(Charts and diagrams as code)
^^^^^^^^

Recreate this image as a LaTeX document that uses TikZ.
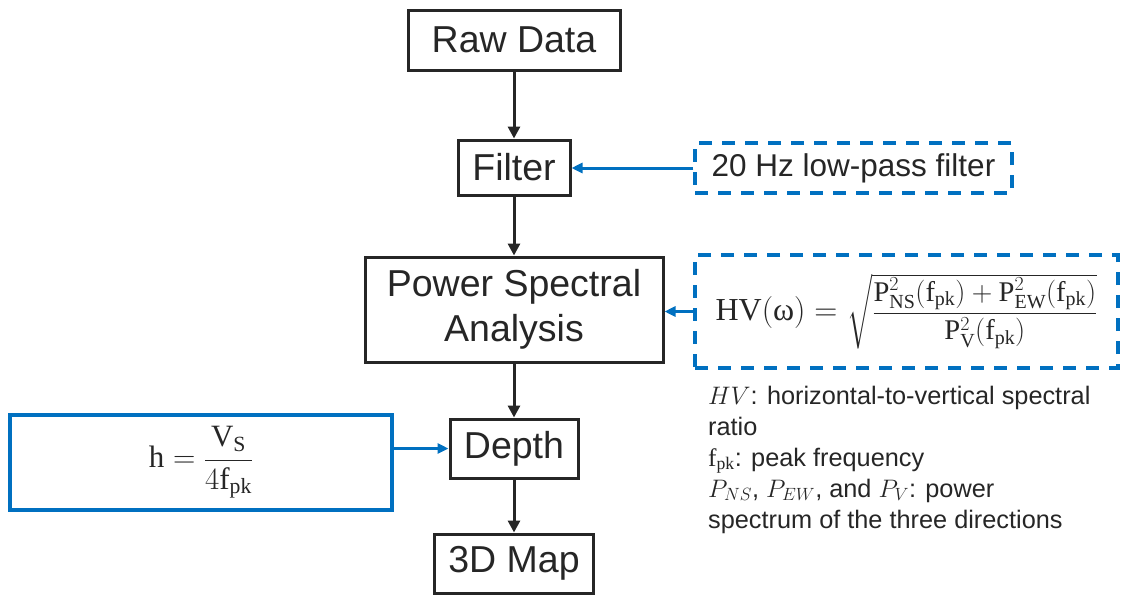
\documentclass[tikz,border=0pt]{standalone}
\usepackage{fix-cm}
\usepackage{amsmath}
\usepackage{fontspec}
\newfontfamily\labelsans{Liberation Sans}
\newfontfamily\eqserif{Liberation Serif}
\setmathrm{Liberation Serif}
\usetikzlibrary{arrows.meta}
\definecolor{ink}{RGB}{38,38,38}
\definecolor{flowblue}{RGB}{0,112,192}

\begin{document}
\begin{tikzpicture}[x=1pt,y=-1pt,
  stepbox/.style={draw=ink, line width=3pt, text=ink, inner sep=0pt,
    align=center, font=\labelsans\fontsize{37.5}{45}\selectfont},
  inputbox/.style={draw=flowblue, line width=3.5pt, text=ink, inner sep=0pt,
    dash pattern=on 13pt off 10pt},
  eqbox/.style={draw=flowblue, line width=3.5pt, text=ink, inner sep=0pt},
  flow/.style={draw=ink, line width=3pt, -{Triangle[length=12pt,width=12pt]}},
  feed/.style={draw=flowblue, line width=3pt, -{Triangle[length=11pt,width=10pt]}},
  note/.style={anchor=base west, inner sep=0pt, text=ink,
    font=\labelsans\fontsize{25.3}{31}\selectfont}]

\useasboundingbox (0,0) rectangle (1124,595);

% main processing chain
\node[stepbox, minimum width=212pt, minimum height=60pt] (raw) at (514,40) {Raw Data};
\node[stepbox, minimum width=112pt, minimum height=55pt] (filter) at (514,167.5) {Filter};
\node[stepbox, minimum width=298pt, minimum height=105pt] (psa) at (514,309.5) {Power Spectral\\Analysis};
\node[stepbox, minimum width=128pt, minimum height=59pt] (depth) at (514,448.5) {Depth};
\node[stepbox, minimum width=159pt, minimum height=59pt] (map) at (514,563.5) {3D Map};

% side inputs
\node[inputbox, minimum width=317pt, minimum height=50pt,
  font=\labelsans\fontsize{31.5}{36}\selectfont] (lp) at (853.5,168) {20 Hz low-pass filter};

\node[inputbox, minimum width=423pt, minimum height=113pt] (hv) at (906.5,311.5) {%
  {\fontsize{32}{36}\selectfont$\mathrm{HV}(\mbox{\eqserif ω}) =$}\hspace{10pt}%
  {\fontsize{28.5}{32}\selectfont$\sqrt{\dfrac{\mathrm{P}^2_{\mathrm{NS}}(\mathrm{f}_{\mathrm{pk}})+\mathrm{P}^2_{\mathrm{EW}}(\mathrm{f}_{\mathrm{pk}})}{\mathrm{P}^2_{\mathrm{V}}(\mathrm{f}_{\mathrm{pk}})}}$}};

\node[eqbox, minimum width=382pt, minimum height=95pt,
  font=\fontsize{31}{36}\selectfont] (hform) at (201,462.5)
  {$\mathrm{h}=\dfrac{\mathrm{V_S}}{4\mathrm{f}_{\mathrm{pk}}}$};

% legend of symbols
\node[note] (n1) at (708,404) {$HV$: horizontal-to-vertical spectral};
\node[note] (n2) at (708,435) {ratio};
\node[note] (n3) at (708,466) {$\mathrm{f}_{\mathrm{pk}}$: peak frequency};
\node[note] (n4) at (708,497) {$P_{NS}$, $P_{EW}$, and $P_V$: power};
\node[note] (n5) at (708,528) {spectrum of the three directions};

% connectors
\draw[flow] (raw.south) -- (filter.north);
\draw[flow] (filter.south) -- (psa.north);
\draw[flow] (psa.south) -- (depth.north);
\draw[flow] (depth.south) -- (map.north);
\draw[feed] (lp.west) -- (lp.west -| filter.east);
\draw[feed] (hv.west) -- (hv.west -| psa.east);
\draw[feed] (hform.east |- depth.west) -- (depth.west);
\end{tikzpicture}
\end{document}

^^^^^^^^

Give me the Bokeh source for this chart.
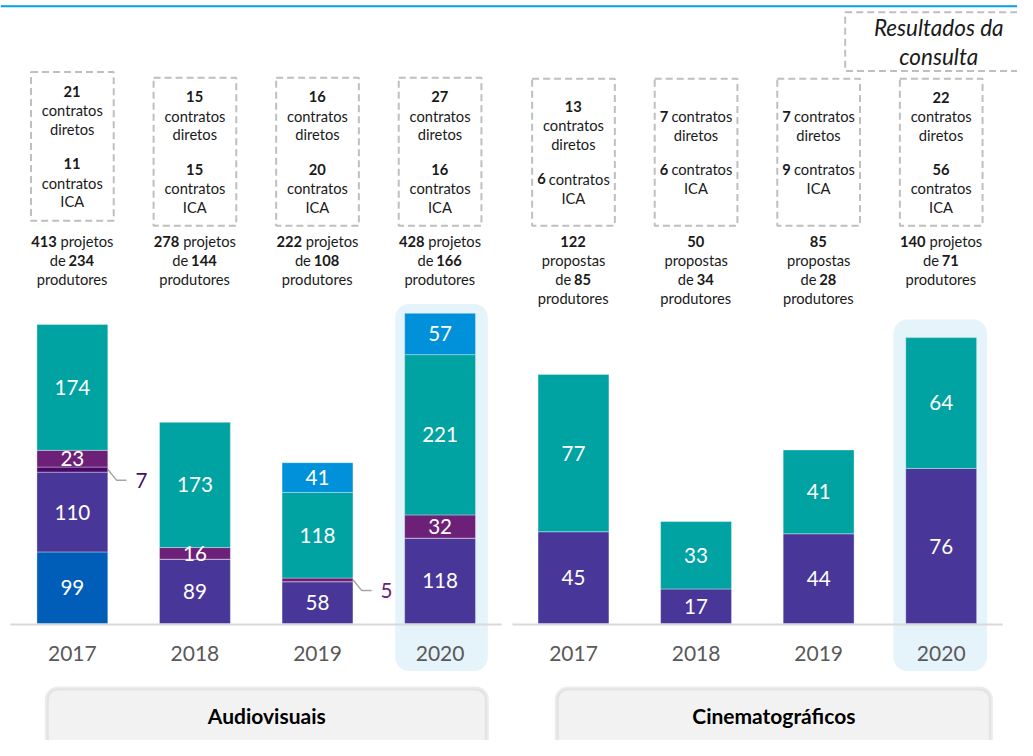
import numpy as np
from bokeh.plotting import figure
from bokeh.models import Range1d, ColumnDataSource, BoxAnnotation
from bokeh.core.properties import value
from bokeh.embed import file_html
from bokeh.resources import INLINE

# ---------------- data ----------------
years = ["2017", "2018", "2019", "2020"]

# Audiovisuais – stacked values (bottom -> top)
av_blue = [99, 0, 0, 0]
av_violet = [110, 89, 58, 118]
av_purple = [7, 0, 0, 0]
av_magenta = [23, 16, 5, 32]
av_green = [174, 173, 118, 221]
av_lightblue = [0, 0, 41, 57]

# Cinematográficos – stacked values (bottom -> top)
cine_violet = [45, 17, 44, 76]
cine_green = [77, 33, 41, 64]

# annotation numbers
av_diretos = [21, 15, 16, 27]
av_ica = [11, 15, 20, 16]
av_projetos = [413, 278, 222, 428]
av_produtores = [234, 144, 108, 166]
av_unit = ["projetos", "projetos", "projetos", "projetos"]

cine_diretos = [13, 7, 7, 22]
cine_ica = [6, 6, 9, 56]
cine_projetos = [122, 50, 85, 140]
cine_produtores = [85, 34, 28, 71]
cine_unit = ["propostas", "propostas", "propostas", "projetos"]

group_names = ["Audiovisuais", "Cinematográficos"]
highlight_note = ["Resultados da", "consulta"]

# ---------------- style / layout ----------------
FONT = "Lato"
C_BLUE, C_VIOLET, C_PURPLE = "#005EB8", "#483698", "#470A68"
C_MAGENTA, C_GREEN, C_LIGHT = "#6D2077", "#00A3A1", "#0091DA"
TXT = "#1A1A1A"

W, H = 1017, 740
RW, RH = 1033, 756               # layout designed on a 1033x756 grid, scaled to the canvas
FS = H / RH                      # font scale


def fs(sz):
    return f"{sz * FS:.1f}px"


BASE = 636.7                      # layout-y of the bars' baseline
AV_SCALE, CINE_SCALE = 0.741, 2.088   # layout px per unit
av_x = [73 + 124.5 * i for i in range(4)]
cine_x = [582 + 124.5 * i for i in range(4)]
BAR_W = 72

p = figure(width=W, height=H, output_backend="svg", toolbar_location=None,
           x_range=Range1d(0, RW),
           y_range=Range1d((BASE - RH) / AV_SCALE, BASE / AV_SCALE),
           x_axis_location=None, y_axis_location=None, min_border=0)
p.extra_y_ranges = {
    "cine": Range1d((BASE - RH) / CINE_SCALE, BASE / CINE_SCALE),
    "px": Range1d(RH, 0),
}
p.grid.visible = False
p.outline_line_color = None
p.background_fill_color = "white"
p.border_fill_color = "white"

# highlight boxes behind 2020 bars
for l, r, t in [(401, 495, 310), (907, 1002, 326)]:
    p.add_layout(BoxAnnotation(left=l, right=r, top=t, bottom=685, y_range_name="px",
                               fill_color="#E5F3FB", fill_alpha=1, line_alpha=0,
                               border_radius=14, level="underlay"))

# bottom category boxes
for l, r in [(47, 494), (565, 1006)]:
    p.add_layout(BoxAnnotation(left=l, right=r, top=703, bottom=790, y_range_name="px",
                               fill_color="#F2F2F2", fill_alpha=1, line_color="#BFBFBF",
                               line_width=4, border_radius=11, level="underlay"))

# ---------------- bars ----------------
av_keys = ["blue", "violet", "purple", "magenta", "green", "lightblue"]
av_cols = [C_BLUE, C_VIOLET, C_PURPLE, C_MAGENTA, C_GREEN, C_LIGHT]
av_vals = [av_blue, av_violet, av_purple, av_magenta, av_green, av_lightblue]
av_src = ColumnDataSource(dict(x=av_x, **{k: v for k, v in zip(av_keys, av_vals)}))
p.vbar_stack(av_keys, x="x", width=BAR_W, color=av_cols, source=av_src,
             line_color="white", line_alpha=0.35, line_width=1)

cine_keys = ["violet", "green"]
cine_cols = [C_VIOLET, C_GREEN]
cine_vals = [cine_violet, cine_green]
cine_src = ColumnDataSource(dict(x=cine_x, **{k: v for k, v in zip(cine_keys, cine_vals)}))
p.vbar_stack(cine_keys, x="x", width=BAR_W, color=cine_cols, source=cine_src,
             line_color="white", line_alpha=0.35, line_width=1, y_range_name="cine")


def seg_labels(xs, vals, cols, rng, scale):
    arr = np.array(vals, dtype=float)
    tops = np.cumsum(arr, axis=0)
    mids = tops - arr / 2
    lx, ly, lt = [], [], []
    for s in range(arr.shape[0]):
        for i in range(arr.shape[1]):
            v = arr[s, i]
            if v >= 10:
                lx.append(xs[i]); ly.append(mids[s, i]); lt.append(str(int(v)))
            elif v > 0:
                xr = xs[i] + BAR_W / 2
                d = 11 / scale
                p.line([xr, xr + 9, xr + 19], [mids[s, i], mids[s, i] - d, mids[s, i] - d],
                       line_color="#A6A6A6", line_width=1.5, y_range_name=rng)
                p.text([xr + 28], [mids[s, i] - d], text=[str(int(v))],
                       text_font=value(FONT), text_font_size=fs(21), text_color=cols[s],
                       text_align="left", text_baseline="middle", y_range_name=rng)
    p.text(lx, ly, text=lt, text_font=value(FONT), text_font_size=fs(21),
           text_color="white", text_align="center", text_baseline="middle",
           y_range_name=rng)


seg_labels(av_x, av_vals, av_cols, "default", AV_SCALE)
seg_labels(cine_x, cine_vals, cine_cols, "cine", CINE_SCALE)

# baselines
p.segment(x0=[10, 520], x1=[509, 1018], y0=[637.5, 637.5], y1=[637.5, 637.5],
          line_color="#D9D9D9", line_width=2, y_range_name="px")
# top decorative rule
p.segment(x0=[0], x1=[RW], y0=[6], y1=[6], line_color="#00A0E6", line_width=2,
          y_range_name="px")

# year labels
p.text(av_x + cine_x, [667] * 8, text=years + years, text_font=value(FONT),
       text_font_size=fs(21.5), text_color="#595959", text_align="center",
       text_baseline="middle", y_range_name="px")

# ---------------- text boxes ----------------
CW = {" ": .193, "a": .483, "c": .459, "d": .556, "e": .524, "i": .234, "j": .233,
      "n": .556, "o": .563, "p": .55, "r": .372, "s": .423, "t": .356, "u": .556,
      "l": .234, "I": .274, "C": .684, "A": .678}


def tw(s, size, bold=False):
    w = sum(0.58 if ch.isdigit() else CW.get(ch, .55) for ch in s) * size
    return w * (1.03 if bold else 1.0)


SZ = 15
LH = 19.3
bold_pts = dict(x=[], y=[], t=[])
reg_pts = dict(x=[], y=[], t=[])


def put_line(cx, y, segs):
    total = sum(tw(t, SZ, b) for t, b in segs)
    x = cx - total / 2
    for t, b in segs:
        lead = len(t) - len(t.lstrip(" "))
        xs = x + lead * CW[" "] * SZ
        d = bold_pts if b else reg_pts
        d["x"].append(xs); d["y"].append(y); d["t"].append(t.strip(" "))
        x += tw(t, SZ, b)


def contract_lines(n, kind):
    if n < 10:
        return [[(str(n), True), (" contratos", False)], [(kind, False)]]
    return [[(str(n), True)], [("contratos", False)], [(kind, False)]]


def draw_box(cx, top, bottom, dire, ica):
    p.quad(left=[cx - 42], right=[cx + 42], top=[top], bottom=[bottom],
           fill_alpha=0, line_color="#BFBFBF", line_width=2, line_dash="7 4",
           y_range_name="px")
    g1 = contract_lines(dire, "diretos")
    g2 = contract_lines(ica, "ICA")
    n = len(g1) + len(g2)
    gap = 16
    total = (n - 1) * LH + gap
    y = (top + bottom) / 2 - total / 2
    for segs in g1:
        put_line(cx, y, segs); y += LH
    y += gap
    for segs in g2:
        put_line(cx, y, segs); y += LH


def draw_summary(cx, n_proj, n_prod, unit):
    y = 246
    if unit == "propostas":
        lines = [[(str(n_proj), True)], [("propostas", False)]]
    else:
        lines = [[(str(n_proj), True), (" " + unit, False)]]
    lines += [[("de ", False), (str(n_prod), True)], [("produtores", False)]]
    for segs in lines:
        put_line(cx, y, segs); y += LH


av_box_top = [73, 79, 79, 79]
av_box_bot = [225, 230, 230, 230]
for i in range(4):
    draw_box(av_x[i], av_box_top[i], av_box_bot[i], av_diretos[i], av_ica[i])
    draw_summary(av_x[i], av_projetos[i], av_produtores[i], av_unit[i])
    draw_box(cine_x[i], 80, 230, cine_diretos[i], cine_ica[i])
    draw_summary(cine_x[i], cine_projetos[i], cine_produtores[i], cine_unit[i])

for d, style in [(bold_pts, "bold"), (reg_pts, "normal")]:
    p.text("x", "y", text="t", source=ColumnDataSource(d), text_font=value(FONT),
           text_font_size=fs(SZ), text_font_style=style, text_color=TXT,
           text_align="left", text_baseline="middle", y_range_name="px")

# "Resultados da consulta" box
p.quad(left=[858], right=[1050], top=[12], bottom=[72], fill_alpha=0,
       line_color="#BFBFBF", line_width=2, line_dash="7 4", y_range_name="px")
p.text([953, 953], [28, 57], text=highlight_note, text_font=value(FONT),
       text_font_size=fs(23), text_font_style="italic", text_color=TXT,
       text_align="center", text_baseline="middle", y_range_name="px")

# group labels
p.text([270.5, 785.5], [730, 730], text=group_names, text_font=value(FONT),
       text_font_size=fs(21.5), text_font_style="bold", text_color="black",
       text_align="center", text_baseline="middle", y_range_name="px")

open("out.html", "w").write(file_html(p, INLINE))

^^^^^^^^

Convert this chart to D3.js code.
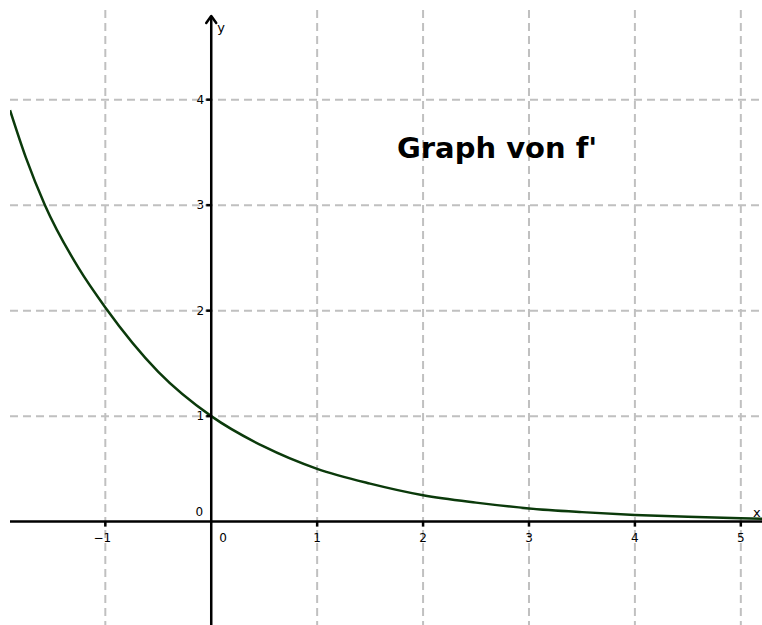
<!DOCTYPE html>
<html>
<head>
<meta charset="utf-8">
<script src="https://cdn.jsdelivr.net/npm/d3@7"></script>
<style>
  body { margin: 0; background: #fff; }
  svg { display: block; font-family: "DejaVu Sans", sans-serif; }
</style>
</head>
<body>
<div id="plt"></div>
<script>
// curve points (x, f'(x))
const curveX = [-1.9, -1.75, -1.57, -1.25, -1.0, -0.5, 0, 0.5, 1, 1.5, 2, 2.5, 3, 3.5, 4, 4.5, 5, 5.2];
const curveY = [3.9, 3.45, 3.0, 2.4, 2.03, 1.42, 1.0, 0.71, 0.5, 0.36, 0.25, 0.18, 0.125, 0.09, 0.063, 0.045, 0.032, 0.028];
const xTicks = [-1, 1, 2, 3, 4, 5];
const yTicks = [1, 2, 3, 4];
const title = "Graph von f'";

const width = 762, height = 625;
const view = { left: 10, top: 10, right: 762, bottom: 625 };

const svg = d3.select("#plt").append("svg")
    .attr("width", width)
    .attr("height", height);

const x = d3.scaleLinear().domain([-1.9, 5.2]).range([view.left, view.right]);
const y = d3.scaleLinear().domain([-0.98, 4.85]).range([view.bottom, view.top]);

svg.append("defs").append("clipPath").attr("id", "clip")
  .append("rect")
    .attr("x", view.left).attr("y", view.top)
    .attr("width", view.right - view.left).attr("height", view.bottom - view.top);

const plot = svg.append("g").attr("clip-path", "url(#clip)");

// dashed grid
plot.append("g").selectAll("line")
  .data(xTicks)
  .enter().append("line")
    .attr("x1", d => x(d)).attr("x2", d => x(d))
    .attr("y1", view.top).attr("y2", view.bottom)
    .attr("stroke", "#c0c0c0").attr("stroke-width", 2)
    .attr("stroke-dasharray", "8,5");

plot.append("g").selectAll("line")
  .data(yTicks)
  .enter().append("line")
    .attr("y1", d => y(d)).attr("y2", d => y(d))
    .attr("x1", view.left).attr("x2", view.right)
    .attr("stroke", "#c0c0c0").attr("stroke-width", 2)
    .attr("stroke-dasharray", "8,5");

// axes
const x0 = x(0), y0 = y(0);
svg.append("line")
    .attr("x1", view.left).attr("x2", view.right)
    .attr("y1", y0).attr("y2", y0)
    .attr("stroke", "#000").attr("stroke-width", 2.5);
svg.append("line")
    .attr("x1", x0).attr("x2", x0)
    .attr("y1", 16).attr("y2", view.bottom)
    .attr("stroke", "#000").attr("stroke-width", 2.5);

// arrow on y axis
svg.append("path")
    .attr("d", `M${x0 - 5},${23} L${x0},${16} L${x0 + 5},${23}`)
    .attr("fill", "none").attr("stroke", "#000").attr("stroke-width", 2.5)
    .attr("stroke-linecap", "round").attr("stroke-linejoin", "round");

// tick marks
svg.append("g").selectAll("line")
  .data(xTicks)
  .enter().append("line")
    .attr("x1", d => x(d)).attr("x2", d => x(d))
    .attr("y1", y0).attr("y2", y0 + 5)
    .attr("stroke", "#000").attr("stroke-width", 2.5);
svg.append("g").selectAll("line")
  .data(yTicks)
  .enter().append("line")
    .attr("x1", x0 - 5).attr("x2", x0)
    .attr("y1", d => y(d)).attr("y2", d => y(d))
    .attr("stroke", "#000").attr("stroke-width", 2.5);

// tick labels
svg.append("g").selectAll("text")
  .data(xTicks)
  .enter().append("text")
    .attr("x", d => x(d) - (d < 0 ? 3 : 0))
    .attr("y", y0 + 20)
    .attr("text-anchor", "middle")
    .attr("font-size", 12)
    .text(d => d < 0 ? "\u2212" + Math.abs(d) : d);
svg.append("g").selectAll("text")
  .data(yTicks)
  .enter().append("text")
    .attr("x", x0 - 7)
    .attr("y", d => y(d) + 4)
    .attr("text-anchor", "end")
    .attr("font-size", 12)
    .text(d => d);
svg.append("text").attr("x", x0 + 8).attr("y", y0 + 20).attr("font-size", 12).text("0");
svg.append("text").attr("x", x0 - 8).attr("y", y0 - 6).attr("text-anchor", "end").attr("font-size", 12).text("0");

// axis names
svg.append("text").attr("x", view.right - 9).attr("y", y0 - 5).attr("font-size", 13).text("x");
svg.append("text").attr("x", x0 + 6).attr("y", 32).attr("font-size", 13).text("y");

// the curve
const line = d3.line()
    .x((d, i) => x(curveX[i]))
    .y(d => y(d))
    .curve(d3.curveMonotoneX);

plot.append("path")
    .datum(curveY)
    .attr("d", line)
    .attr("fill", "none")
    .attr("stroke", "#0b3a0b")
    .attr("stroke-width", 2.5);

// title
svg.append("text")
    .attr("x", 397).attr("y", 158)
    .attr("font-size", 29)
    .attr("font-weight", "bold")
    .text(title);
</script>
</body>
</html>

^^^^^^^^

REQUEST: Check each line of the data above for the word "this" and say how many lines have it. Give the number alone.

OUTPUT OF THE EXERCISE: 3